These hires may generate buzz but do little to further the product, and can alienate their core audience.
There were new two personnel moves in media that probably caught your eye.
First, the news that NBC’s “Today” show has hired 27-year-old Jenna Hager, otherwise known as Jenna Bush, one of former president George Bush’s twin daughters, as a “contributing correspondent.” Her first story for the so-called “Fourth Estate” will air sometime next month.
OK! was quick to note that it also coincides with “recently announced launch of her own fragrance … Lighthouse Beauty.”
Bush Hager’s hire seems the least gratuitous of the two. NBC says she won’t be covering politics and isn’t going to talk about her life as a Bush twin – her first report is on “education.” (And executive producer Jim Bell said he didn’t consider the job offer a “down payment for a future interview with her father.”)
This sort of thing happens all the time, of course.
In 2007, U2’s Bono was the guest editor of a Vanity Fair issue on Africa. In June, Newsweek got Stephen Colbert to guest edit an issue of its relaunched print magazine. Colbert did so in character.
The hires are meant to generate buzz for their respective marketing and sales teams, but do little to further the editorial product, and can alienate their core audience. (Newsweek got a ton of mail for the Colbert issue – and more than 60 percent were critical of the move.)
Which is fine, by the way – just admit it. It’s disingenuous to call it anything more than that.
“Some readers and critics will inevitably object, saying that this is a publicity stunt,” Jon Meacham said in June. “To them I solemnly say: you are half-right. Of course I am seeking publicity for the magazine. I would argue with the term ‘stunt,’ though, but only because of the popular assumption that a stunt is something silly.”
Whatever you want to call it, the trouble is, it often doesn’t work. Newsweek sold about 75,000 copies of its June 15 issue – a notch above its average of 65,000 copies during the first half of the year but well below its 2008 average – some 20 percent.

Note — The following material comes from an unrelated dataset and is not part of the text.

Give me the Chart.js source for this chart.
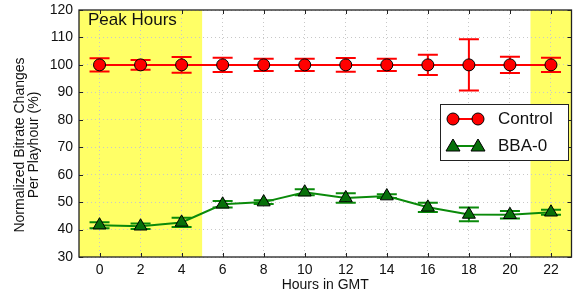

The other problem – particularly with celebrities kicking television – is that they are undoubtedly taking away airtime from up-and-coming talent who have paid their dues as PAs and coffee boys. (This was one of the arguments against NBC’s hiring of Luke Russert to report during the conventions last summer.)
Bell told the Associated Press that he got the idea for Hager Bush’s “Today” turn by her promotional appearances on the show.
“I think she can handle it,” Bell said.